They are not sorry.

Naki Aki
4 min readNov 9, 2020

Yesterday morning I googled the question, “Which two signers of the Declaration of Independence became presidents?”, as it appeared in a virtual Jeopardy game I was watching for work. Several clicks later, a string of words in a search result preview caught my eye: a blanket judgment today against American slave owners in the 18th and 19th. I sensed some bs.

Washington was a slaveholder. In New Orleans, in the late 1990s, George Washington Elementary School was renamed Charles Richard Drew Elementary School, after the developer of blood-banking. I don’t see how we can take down the name of the man whose leadership brought this nation through the Revolutionary War and who turned down a real chance to be the first king of the nation.

I realized I was reading racist propaganda and paused to check if I had stumbled into KKK territory. I was on https://www.smithsonianmag.com viewing an article written in 2002 by late American historian Stephen E. Ambrose. The arrogance in the author’s tone was familiar and painfully clear.

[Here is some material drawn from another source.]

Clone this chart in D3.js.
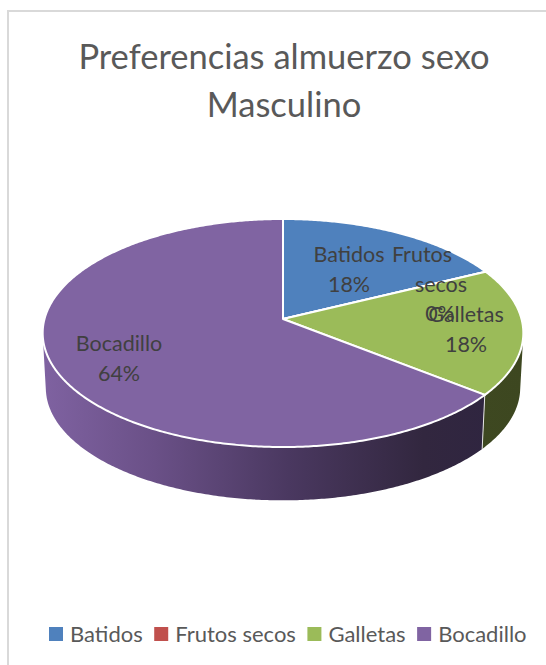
<!DOCTYPE html>
<html lang="es">
<head>
<meta charset="utf-8">
<title>Preferencias almuerzo sexo Masculino</title>
<script src="https://cdn.jsdelivr.net/npm/d3@7"></script>
<style>
  html, body { margin: 0; padding: 0; background: #fff; }
  svg { display: block; }
  text { font-family: Lato, "Open Sans", sans-serif; }
</style>
</head>
<body>
<svg id="chart" width="546" height="665"></svg>
<script>
const categories = ["Batidos", "Frutos secos", "Galletas", "Bocadillo"];
const percentages = [18, 0, 18, 64];
const sliceColors = ["#4f81bd", "#c0504d", "#9bbb59", "#8064a2"];
const titleLines = ["Preferencias almuerzo sexo", "Masculino"];
// Each data label is a stack of lines; the last line is the percentage.
const labelLines = [["Batidos"], ["Frutos", "secos"], ["Galletas"], ["Bocadillo"]];

const svg = d3.select("#chart");
const defs = svg.append("defs");

// Chart frame: the right and bottom edges run off the page.
svg.append("rect")
  .attr("x", 8).attr("y", 11).attr("width", 600).attr("height", 700)
  .attr("fill", "#fff").attr("stroke", "#d9d9d9").attr("stroke-width", 2);

// Title
svg.append("g").selectAll("text").data(titleLines).join("text")
  .attr("x", 284)
  .attr("y", (d, i) => 69 + i * 48)
  .attr("text-anchor", "middle")
  .attr("font-size", 34.5)
  .attr("fill", "#595959")
  .text(d => d);

// Tilted disc: a circle seen in perspective, so the hub sits above the
// middle of the visible ellipse.
const hub = { x: 283, y: 319 };
const lens = 0.1228;
const skew = 0.022; // foreshortening of the angles on the near-right side
const scaleX = d3.scaleLinear().domain([-1, 1]).range([-238.5, 238.5]);
const scaleZ = d3.scaleLinear().domain([-1, 1]).range([112.3, -112.3]);
const depth = d3.scaleLinear().domain([0, 1]).range([0, 55]);
const shrink = d3.scaleLinear().domain([0, 1]).range([1, 0.987]);

function project(angle, radius, level) {
  const bent = angle - skew * Math.sin(angle);
  const sx = radius * Math.sin(bent), sz = radius * Math.cos(bent);
  const w = 1 + lens * sz;
  return [
    hub.x + scaleX(sx / w) * shrink(level),
    hub.y + scaleZ(sz / w) * shrink(level) + depth(level)
  ];
}

const pieLayout = d3.pie().sort(null).value(d => d)(percentages);
const line = d3.line();
const arcAngles = (a0, a1) => {
  const n = Math.max(2, Math.ceil((a1 - a0) / 0.01));
  return d3.range(n + 1).map(i => a0 + (a1 - a0) * i / n);
};

// Side wall shading runs left to right across the disc.
const wallShades = [
  ["wall-3", [["0%", "#7f62a1"], ["25%", "#6a5087"], ["55%", "#4a3860"], ["85%", "#32273f"], ["100%", "#2f2540"]]],
  ["wall-2", [["0%", "#46522a"], ["100%", "#3d4720"]]],
  ["wall-0", [["0%", "#2f4d72"], ["100%", "#2f4d72"]]],
  ["wall-1", [["0%", "#7a2f2d"], ["100%", "#7a2f2d"]]]
];
wallShades.forEach(([id, stops]) => {
  const g = defs.append("linearGradient").attr("id", id)
    .attr("gradientUnits", "userSpaceOnUse")
    .attr("x1", 43).attr("x2", id === "wall-3" ? 490 : 523).attr("y1", 0).attr("y2", 0);
  stops.forEach(([o, c]) => g.append("stop").attr("offset", o).attr("stop-color", c));
});

const discGroup = svg.append("g");

// A wall is a run of small quads joining the upper rim to the lower rim.
// All quads share one winding so the silhouette at the sides stays filled.
function wallPath(d) {
  const angles = arcAngles(d.startAngle, d.endAngle);
  return d3.pairs(angles).map(([a, b]) => {
    const quad = [project(a, 1, 0), project(b, 1, 0), project(b, 1, 1), project(a, 1, 1)];
    if (d3.polygonArea(quad) < 0) quad.reverse();
    return line(quad) + "Z";
  }).join("");
}

// Walls first; the top faces cover whatever faces away from the viewer.
discGroup.selectAll("path.wall").data(pieLayout).join("path")
  .attr("class", "wall")
  .attr("d", wallPath)
  .attr("fill", d => `url(#wall-${d.index})`);

// Thin light seam where the two front walls meet.
const seamSlice = pieLayout[2];
discGroup.append("path")
  .attr("d", line([project(seamSlice.endAngle, 1, 0), project(seamSlice.endAngle, 1, 1)]))
  .attr("stroke", "#e4e4e4")
  .attr("stroke-width", 1)
  .attr("fill", "none");

discGroup.selectAll("path.face").data(pieLayout).join("path")
  .attr("class", "face")
  .attr("d", d => {
    const rim = arcAngles(d.startAngle, d.endAngle).map(a => project(a, 1, 0));
    return line([[hub.x, hub.y]].concat(rim)) + "Z";
  })
  .attr("fill", d => sliceColors[d.index])
  .attr("stroke", "#fff")
  .attr("stroke-width", 2)
  .attr("stroke-linejoin", "round");

// Data labels: name lines followed by the percentage. Each row has its own
// centre because the wrapped "Frutos secos" label does not stack evenly.
const labelCentres = [[349, 349], [422, 441, 440], [466, 466], [119, 119]];
const labelTops = [262, 262, 322, 351];
const labelGroup = svg.append("g");
categories.forEach((c, i) => {
  const rows = labelLines[i].concat(percentages[i] + "%");
  labelGroup.append("g").selectAll("text").data(rows).join("text")
    .attr("x", (d, k) => labelCentres[i][k])
    .attr("y", (d, k) => labelTops[i] + k * 29.5)
    .attr("text-anchor", "middle")
    .attr("font-size", 21.5)
    .attr("fill", "#404040")
    .text(d => d);
});

// Legend along the bottom, spaced from the measured label widths.
const legend = svg.append("g");
let cursor = 49;
categories.forEach((c, i) => {
  legend.append("rect")
    .attr("x", cursor).attr("y", 627).attr("width", 14).attr("height", 14)
    .attr("fill", sliceColors[i]);
  const t = legend.append("text")
    .attr("x", cursor + 21).attr("y", 642)
    .attr("font-size", 22)
    .attr("fill", "#595959")
    .text(c);
  cursor += 21 + t.node().getComputedTextLength() + 11.5;
});
</script>
</body>
</html>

“But he was a slaveholder,” students sometimes say to me.

“Listen, he was our leader in the Revolution, to which he pledged his life, his fortune, and his honor. Those were not idle pledges. What do you think would have happened to him had he been captured by the British Army?

“I’ll tell you. He would have been brought to London, tried, found guilty of treason, ordered executed, and then drawn and quartered. Do you know what that means? He would have had one arm tied to one horse, the other arm to another horse, one leg to yet another, and the other leg to a fourth. Then the four horses would have been simultaneously whipped and started off at a gallop, one going north, another south, another east and the fourth to the west.

“That is what Washington risked to establish your freedom and mine.”

This historian’s casually catastrophic logic makes plain a truth about this country. White people are not sorry. In this nation’s lore there is no humility. The ends justify the means. True remorse about the conditions that facilitate whiteness is developed with silence and softness. In America there is no remorse. The legacy of conquest may sometimes feel bad, but never enough to be given up in repentance. The bizarre tribalism of whiteness continues to seek salvation through its blood medium. There are no sins for which a white man should not be celebrated.

In grade school they teach that we live in the most advanced country in the world. Whiteness is rooted in the belief that others should be grateful for this destiny, perpetuated and enjoyed by the Europeans of recent history. None of the books they give us address why the founding fathers are honored and their legacies suffer no real damage from participation in a deeply evil, demonic way of life. Instead we meet their disciples, a people made rugged from carrying the thankless burden of civilization. Armed with a messiah made in their own image, they manifest catastrophe.

Villainy is patriotism. In American history, participating in slavery is not enough, by itself, to tarnish the reflection of a human being. Being a person who decidedly kidnapped, raped, beat, tortured, maimed, imprisoned, bought and sold actual human beings is not enough to cast a shadow over your judgment and the legacy of what you created. White America is hardly sorry for exploiting enslaved laborers to farm their crops, build their homes, and nurse their egos. They aren’t sorry for the babies in cages or the public executions. Theirs is a hypnosis brought on by fear of vulnerability. Apologies aside, actions say they’d do it all again to feel safe. The presence of guilt is an excuse to bury truth, but never for reparations.

Attempts like Ambrose’s to justify America’s ongoing colonialism and imperialism are rooted in the belief that the narcissistic psychopaths who founded this country are architects of a new world. There is no America without this racism, no ownership without displacement, and no wealthy founders without black bodies to use as capital. The myth of America as a beacon of progress reflects the sustained xenophobia that has defined European migration across the globe. Wherever they plant their flags, native grows foreign. Genocide is most digestible when the subjects are not human.

Today family and friends of Walter Wallace Jr. held his funeral. They gathered to lay him to rest on a beautiful, sunny Saturday in rapidly gentrifying Philadelphia, to the melody of citizens cheering and horns honking excitedly in the streets. The country that killed Walter today celebrates the hope that it will live to see another day.

And so it goes for black people. From its birth to its preservation, America sacrifices black people and dances beside our graves. Should the land where we lie become profitable, there are no qualms against disturbing black people dead or alive to develop condos and corporations.

If my people are America’s backbone, we are positioned to be broken. We owe nothing to whiteness. Our only hope is to reject any debt it claims.